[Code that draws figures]
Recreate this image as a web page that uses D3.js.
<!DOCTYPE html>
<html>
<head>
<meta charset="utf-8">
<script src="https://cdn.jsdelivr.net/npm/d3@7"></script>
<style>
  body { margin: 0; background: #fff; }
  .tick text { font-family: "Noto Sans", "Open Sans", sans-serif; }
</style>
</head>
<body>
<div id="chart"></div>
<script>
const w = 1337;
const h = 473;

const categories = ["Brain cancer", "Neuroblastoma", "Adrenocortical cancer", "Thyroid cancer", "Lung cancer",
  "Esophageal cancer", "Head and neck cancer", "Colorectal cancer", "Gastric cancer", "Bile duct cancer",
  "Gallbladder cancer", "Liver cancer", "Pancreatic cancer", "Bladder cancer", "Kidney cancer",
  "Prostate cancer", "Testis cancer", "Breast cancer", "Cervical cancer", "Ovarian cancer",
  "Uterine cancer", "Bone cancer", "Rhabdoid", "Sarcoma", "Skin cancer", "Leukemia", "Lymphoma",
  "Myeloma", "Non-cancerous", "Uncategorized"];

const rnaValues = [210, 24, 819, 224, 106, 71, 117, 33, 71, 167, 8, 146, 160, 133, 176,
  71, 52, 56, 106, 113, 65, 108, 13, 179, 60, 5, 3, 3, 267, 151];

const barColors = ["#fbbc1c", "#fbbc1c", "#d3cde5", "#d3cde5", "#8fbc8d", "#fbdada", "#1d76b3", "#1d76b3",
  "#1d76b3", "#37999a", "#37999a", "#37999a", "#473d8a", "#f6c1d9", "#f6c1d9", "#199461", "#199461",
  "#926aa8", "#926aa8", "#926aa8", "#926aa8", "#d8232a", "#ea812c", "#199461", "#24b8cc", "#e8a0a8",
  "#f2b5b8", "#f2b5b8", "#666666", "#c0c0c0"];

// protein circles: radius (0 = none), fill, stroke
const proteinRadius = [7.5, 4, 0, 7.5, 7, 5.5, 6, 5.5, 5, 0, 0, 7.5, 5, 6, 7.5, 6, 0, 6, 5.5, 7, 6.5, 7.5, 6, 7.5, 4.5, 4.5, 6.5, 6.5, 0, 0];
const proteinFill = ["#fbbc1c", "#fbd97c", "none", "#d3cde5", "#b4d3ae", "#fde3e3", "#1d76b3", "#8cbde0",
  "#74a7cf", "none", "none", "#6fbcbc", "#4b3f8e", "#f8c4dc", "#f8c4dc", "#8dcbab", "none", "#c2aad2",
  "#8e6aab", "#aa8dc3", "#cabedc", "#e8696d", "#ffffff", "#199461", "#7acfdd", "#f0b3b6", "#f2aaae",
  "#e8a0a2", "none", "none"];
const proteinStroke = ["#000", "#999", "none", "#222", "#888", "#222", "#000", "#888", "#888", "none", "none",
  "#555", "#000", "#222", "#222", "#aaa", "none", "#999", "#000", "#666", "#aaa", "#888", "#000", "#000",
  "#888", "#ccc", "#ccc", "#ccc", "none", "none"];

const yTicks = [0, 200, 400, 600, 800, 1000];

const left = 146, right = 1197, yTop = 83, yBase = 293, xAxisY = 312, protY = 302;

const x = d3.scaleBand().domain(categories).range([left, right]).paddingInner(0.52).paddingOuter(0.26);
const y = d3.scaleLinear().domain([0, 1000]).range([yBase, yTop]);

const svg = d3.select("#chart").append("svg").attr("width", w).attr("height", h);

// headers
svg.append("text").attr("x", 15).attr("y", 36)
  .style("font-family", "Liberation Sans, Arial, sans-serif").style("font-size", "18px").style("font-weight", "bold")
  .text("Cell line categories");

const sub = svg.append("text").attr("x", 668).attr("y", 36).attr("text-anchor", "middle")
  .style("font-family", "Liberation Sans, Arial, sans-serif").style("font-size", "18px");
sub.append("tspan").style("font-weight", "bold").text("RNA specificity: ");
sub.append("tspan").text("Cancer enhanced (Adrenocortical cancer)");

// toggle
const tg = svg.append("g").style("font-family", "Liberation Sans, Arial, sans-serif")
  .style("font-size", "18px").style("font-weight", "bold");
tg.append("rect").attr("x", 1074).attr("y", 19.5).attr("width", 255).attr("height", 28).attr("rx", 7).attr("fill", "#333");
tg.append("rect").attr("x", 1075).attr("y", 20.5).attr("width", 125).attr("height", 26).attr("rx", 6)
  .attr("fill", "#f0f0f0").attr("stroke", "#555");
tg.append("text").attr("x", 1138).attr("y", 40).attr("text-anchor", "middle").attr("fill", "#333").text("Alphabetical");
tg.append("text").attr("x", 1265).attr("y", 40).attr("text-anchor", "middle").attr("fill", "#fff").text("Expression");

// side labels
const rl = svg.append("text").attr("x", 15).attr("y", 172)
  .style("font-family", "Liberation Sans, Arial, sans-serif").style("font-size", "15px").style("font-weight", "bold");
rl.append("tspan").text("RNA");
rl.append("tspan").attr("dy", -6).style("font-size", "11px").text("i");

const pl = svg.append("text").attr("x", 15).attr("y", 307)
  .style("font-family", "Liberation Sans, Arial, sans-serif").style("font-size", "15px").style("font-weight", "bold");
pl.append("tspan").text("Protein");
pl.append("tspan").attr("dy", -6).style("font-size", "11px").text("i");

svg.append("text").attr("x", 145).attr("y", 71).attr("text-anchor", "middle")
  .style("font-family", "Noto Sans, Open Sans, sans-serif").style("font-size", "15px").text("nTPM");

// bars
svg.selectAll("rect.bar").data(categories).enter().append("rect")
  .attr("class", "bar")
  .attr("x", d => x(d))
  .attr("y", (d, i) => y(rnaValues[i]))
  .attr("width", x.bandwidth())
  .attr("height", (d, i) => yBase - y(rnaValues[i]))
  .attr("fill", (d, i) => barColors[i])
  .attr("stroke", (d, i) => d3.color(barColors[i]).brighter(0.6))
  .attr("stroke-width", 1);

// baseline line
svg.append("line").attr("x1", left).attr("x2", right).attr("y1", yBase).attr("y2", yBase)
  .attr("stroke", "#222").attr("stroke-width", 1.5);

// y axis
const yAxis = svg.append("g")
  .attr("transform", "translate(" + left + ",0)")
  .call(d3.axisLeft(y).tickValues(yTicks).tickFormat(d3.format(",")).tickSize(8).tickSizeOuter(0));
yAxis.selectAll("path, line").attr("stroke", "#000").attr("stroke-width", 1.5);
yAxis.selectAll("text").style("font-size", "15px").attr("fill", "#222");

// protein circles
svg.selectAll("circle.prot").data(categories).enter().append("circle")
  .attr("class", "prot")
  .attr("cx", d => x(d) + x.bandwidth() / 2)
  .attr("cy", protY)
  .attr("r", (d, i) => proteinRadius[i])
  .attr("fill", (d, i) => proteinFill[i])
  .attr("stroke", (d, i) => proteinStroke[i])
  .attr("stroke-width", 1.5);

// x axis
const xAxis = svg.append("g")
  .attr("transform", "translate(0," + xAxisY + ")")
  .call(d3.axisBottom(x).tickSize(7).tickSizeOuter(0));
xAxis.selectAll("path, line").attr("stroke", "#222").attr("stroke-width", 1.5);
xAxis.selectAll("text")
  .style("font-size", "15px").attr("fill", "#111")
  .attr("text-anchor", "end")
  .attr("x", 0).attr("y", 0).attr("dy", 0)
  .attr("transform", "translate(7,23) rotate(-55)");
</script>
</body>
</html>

* * *

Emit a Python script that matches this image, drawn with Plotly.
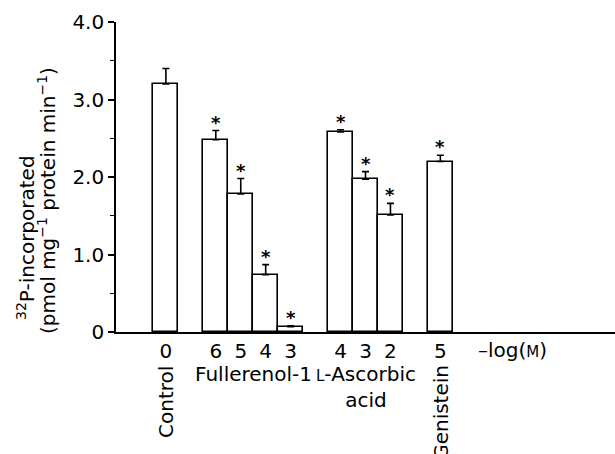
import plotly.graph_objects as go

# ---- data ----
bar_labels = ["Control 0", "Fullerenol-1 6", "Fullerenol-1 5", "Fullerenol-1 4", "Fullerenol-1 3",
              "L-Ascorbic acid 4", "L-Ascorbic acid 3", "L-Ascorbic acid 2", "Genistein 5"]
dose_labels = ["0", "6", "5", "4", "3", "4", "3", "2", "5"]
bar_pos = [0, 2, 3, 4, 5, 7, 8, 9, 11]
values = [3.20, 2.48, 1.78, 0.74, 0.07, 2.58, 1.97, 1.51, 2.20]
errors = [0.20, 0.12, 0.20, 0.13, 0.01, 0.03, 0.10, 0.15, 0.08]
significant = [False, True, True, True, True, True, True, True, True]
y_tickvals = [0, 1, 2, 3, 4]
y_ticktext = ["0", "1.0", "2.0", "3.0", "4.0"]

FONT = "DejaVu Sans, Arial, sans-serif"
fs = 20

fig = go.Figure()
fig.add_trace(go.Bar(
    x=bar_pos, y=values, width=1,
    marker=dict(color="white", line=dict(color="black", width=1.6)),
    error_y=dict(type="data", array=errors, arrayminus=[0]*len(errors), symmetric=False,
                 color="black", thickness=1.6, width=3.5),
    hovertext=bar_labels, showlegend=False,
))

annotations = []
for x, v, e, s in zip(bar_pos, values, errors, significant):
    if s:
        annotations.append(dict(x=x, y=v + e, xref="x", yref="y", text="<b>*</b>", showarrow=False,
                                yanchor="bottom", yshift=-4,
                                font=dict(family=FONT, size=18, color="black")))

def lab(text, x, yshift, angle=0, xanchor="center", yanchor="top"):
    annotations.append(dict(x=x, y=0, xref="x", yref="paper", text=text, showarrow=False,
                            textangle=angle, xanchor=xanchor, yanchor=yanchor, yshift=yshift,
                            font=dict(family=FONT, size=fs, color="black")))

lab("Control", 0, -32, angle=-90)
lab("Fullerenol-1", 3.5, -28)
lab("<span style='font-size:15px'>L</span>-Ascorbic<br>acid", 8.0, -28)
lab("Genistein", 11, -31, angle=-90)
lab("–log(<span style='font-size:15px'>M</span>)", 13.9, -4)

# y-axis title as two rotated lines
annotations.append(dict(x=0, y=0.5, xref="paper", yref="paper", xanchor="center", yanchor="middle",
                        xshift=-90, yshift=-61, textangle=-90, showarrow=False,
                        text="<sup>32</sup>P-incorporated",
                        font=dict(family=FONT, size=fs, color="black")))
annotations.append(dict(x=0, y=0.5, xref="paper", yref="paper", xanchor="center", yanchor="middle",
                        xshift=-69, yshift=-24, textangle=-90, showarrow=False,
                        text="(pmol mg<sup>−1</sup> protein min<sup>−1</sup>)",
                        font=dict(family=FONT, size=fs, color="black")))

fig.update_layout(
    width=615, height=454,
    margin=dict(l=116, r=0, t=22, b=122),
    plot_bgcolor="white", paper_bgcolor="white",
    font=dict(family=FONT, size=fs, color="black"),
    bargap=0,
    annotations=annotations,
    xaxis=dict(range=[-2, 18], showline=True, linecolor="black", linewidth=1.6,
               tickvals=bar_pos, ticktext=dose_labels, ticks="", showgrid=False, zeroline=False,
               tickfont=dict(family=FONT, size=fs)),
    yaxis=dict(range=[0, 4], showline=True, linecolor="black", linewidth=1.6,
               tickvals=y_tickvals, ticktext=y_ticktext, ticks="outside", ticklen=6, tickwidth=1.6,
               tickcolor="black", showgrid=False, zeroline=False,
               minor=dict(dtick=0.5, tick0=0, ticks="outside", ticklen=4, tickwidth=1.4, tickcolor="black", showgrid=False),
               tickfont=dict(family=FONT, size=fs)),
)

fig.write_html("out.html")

...

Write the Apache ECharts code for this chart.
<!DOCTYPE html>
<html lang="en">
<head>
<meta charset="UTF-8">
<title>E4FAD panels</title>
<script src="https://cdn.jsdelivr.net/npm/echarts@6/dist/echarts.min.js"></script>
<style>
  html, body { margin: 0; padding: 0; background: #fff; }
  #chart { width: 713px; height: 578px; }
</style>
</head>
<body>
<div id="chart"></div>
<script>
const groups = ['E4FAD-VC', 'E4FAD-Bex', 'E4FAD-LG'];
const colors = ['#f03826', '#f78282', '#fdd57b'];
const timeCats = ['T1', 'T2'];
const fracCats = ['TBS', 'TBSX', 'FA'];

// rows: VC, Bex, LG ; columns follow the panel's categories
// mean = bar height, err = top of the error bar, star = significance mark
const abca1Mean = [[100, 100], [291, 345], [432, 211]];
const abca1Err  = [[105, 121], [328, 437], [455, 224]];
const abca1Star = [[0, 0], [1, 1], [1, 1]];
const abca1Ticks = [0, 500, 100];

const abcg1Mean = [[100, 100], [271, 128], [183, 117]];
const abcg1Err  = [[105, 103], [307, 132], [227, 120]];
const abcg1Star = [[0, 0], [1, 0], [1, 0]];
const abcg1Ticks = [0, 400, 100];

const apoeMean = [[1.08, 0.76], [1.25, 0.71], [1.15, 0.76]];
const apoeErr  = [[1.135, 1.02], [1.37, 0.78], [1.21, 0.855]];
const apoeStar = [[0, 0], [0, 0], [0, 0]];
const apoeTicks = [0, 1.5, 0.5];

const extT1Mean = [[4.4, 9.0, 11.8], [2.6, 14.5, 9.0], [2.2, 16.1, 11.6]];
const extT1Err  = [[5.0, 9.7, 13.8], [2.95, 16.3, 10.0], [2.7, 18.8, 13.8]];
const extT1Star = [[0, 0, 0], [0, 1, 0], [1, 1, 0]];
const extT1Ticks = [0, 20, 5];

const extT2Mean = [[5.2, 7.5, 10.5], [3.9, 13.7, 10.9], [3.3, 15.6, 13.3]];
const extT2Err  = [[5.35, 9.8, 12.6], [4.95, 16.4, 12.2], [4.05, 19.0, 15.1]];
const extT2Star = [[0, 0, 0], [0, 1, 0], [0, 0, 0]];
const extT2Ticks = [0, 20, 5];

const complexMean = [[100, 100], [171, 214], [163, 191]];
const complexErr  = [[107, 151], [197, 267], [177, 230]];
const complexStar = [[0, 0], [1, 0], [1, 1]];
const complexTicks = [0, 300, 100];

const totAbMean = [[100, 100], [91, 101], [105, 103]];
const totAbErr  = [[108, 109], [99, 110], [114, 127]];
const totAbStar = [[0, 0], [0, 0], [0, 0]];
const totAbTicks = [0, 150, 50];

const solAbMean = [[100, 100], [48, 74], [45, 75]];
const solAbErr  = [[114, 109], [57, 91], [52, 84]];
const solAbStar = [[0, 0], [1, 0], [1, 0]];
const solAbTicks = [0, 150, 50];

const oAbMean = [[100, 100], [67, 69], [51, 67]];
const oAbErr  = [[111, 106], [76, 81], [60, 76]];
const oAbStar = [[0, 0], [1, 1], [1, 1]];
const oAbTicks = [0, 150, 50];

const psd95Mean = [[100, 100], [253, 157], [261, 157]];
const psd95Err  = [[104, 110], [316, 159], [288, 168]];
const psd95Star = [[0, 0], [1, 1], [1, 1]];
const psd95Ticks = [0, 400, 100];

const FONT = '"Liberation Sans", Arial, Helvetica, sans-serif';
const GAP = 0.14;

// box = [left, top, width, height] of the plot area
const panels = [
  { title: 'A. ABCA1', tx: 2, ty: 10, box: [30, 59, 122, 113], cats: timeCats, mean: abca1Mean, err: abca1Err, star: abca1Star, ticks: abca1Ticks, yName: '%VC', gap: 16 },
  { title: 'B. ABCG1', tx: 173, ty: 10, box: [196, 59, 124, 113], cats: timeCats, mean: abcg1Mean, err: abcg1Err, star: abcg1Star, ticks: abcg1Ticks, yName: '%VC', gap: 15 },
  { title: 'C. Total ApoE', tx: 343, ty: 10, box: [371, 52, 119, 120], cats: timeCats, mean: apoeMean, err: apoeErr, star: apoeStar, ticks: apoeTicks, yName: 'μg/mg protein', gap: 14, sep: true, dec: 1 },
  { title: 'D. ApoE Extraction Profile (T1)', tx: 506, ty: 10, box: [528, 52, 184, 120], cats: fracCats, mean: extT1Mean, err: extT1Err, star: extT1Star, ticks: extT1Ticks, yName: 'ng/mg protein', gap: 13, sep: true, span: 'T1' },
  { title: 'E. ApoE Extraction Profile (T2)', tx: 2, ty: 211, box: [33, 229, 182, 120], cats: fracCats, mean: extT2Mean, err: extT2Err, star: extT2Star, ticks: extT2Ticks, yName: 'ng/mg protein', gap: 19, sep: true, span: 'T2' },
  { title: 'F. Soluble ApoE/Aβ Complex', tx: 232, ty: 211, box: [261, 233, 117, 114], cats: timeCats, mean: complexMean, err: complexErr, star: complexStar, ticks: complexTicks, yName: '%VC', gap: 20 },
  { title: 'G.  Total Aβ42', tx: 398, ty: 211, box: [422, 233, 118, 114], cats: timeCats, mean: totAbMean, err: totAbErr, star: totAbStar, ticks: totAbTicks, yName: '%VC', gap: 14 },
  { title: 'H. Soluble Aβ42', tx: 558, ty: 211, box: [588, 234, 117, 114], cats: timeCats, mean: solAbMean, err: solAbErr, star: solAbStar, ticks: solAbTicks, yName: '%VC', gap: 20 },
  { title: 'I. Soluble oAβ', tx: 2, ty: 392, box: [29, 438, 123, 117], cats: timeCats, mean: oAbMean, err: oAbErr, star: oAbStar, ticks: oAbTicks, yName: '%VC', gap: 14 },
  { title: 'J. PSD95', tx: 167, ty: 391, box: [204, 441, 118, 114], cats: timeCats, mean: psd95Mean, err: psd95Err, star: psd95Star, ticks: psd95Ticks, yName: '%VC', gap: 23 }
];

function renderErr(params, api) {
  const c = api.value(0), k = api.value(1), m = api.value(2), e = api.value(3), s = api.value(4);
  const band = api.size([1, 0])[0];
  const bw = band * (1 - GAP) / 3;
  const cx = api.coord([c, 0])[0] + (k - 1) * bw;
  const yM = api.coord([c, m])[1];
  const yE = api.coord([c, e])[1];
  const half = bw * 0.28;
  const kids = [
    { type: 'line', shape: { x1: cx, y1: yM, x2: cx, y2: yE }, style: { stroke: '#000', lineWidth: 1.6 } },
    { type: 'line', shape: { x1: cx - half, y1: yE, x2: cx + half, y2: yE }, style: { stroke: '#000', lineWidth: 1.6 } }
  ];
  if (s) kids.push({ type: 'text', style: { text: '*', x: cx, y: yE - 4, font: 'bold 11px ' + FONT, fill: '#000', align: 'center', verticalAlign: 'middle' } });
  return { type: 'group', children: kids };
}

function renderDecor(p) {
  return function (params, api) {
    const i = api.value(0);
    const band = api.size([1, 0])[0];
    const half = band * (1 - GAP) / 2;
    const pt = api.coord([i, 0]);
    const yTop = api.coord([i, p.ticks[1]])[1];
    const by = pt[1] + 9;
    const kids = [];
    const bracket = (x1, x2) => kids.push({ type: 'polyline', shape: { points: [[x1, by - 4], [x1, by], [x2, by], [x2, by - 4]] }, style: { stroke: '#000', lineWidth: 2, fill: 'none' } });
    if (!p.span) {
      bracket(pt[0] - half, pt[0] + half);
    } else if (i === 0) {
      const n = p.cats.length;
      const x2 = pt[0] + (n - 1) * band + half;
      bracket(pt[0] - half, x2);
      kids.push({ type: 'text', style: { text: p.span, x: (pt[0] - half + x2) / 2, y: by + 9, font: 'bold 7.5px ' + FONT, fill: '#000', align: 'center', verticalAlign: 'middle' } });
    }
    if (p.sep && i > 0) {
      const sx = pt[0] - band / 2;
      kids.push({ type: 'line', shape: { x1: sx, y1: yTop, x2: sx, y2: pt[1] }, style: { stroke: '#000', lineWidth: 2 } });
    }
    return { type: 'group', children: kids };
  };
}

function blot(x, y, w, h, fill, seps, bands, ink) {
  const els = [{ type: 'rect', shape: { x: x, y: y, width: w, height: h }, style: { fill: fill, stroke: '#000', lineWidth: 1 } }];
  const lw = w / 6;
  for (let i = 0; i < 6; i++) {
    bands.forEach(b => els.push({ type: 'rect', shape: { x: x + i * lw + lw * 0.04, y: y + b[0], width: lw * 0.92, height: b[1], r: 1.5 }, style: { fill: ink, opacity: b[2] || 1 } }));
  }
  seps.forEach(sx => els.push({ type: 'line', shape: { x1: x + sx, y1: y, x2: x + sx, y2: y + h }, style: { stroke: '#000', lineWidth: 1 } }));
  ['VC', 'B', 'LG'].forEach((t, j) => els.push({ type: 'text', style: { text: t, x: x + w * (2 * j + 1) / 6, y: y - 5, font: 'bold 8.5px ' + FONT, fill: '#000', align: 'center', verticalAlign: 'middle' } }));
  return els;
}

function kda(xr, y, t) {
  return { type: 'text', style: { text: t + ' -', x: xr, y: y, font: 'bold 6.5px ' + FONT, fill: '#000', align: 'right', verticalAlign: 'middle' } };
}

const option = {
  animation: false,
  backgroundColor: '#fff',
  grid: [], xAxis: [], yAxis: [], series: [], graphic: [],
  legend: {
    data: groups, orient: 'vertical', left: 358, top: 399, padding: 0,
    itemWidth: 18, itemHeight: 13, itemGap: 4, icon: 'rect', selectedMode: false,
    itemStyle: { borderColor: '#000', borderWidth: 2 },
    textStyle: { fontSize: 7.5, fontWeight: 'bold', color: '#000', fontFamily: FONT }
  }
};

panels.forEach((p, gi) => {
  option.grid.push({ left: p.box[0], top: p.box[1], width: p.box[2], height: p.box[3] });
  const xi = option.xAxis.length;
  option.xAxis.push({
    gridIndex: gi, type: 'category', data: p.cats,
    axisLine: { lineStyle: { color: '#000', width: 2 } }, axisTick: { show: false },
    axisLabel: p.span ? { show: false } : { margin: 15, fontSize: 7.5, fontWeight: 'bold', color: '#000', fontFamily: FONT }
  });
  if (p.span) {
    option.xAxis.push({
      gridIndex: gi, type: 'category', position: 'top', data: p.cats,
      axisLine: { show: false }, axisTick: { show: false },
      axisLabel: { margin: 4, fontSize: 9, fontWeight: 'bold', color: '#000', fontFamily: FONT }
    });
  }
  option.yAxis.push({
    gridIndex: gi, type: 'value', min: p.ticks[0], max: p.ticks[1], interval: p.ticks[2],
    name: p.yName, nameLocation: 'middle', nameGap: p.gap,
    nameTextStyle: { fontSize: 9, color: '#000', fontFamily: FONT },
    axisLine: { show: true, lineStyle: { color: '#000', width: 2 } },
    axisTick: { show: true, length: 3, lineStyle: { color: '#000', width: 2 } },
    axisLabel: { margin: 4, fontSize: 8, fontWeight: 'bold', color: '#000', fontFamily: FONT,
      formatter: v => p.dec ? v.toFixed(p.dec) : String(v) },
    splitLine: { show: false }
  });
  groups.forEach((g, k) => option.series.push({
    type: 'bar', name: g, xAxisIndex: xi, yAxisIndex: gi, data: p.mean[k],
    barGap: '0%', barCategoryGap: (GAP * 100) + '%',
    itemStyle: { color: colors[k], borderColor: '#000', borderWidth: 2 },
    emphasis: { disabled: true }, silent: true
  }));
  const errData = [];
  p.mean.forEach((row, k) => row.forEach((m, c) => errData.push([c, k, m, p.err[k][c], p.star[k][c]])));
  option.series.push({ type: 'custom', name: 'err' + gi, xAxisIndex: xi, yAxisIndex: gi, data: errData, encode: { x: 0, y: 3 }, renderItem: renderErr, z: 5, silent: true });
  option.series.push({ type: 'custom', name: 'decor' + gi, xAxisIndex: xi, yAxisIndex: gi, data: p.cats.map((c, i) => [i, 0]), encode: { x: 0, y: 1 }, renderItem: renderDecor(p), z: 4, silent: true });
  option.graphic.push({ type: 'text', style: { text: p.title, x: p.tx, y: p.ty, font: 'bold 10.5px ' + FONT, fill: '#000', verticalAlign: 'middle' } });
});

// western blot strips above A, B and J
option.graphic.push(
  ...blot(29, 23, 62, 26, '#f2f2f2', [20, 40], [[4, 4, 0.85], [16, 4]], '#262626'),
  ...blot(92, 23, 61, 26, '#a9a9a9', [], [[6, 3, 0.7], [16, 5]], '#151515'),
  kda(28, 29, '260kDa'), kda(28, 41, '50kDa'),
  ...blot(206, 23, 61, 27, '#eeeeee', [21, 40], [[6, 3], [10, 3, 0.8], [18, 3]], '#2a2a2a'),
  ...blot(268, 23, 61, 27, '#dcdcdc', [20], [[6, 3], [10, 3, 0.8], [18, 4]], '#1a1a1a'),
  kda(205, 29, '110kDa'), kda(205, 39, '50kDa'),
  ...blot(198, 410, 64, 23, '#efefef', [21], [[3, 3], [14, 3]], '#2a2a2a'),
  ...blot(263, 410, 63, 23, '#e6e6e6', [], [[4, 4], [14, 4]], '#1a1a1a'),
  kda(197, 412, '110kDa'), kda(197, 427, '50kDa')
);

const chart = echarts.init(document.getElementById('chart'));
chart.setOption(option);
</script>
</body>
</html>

■ **WHAT THIS TASK INVOLVES**
Pictures are not part of the copy. Reproduce the lines from the one containing "Emit a Python" through the one containing "import plotly.graph_objects as go", exactly and nothing more.

■ **ANSWER IN FULL**
Emit a Python script that matches this image, drawn with Plotly.
import plotly.graph_objects as go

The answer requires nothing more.